'''
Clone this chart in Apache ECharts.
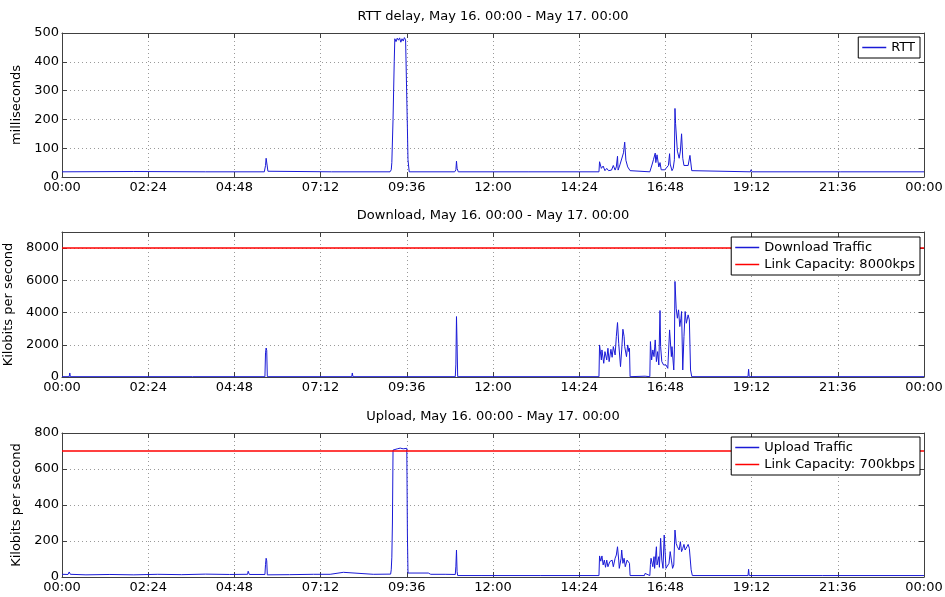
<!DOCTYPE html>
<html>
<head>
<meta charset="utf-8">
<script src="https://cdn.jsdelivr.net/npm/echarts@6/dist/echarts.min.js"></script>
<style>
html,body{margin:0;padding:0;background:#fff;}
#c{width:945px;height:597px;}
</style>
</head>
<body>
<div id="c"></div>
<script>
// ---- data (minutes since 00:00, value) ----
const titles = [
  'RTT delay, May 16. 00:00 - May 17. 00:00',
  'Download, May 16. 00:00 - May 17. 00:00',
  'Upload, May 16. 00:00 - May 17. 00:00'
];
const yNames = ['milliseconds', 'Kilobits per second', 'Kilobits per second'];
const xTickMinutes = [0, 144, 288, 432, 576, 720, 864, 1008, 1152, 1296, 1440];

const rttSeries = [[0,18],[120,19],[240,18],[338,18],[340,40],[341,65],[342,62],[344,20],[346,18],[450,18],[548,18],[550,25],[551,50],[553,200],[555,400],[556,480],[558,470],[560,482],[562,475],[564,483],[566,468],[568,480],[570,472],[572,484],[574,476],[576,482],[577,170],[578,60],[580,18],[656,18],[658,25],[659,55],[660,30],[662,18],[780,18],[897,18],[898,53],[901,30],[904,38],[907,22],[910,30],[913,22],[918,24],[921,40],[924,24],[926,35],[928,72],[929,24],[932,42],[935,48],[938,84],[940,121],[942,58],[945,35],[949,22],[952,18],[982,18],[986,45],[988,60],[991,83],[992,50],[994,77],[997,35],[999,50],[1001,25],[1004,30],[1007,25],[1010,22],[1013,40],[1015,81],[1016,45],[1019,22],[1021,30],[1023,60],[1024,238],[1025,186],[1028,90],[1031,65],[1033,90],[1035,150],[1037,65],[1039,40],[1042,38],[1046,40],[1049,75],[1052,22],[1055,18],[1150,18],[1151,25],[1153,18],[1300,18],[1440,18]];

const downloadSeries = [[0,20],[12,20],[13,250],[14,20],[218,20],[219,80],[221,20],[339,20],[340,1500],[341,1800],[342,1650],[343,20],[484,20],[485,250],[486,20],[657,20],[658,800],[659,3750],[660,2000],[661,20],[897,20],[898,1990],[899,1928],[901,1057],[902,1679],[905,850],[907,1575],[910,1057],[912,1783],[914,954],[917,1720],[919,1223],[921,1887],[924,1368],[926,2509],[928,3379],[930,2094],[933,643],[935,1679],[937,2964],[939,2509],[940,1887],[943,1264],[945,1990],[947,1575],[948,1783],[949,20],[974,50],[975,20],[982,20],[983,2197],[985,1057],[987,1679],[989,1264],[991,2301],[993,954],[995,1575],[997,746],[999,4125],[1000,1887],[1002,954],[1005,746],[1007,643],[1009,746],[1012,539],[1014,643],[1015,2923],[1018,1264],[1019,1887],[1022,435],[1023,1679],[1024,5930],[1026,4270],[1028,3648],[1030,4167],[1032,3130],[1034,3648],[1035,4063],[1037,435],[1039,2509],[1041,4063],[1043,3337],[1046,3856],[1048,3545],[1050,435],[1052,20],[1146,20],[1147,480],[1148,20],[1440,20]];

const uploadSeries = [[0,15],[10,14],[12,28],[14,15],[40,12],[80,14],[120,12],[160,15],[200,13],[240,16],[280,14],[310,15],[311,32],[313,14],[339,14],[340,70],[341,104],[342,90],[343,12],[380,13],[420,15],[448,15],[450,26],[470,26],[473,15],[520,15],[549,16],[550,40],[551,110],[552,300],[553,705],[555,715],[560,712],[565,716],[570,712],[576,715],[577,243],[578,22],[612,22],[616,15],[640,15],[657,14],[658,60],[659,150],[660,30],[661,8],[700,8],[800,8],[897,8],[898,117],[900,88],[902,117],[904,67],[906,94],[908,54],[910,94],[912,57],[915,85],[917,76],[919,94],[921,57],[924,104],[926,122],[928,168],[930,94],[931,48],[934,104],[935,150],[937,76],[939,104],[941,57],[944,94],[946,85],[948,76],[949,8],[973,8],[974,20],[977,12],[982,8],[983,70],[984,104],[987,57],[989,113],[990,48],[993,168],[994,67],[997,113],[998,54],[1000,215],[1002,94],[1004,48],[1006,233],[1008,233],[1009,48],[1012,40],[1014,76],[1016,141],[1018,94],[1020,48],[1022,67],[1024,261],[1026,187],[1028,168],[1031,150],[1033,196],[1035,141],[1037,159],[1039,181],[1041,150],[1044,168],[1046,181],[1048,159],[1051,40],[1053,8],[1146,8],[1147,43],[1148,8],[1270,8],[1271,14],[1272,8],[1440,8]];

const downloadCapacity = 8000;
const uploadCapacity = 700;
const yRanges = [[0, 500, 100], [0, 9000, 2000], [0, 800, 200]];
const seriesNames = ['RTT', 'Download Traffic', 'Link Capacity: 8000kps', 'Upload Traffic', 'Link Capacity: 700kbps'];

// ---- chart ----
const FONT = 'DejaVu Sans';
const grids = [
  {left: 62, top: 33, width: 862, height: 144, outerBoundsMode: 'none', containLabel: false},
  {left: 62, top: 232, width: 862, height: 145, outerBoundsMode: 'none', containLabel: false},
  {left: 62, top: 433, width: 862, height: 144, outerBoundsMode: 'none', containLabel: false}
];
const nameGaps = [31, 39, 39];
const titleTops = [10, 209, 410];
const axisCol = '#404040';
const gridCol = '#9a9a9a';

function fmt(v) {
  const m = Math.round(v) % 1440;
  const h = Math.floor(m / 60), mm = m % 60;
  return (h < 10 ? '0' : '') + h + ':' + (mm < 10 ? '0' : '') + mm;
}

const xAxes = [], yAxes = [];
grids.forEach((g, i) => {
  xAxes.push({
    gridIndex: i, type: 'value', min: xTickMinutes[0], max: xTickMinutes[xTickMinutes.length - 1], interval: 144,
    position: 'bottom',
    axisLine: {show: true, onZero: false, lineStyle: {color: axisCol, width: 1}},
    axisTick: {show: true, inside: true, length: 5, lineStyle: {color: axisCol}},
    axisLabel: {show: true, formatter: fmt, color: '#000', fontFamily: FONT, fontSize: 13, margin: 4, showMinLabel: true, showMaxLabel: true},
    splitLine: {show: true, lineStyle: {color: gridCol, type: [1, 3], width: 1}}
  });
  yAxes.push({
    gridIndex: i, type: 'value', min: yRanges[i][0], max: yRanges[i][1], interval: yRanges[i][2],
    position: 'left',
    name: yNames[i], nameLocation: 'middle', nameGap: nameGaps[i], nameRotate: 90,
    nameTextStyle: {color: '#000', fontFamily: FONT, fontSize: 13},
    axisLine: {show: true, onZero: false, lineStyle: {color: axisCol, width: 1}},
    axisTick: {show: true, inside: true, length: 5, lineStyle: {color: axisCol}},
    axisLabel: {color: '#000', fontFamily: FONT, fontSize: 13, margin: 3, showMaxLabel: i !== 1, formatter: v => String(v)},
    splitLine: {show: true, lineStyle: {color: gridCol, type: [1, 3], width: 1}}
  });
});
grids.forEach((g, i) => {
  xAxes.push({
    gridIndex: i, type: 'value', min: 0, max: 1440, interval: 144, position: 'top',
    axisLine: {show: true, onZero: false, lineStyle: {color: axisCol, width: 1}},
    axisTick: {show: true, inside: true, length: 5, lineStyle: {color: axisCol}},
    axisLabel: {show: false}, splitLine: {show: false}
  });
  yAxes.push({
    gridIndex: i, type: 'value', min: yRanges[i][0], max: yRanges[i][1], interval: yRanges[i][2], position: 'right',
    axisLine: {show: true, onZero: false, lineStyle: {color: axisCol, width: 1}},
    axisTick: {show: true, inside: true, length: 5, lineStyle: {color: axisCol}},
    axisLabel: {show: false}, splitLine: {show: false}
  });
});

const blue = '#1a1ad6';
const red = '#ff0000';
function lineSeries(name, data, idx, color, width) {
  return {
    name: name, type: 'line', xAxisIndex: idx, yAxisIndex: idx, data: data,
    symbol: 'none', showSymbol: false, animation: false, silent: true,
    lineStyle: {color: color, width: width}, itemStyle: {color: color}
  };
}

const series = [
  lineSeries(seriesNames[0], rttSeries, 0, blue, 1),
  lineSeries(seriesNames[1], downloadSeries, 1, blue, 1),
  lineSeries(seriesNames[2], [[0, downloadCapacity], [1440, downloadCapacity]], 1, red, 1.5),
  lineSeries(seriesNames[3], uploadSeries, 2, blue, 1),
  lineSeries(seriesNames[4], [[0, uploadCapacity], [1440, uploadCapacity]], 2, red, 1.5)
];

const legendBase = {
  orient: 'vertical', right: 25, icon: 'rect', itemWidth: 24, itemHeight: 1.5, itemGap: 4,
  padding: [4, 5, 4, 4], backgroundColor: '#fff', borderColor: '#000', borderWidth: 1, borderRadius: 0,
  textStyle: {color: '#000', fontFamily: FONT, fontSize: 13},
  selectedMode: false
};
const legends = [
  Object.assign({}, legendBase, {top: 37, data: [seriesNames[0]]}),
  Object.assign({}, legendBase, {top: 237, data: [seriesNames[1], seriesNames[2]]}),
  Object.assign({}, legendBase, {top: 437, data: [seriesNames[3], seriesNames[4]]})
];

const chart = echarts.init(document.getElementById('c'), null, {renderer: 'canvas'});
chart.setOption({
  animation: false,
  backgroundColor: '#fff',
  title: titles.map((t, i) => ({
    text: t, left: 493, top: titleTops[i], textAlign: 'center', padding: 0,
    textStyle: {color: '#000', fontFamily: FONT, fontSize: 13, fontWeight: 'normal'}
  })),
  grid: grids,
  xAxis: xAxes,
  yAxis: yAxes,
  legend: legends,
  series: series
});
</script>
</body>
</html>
'''
** STATED PROBLEM **
Restate exactly, please, only the lines between the start of the data and the line containing "1152, 1296, 1440];", both ends included, skipping the pictures.

** RESULT **
Clone this chart in Apache ECharts.
<!DOCTYPE html>
<html>
<head>
<meta charset="utf-8">
<script src="https://cdn.jsdelivr.net/npm/echarts@6/dist/echarts.min.js"></script>
<style>
html,body{margin:0;padding:0;background:#fff;}
#c{width:945px;height:597px;}
</style>
</head>
<body>
<div id="c"></div>
<script>
// ---- data (minutes since 00:00, value) ----
const titles = [
  'RTT delay, May 16. 00:00 - May 17. 00:00',
  'Download, May 16. 00:00 - May 17. 00:00',
  'Upload, May 16. 00:00 - May 17. 00:00'
];
const yNames = ['milliseconds', 'Kilobits per second', 'Kilobits per second'];
const xTickMinutes = [0, 144, 288, 432, 576, 720, 864, 1008, 1152, 1296, 1440];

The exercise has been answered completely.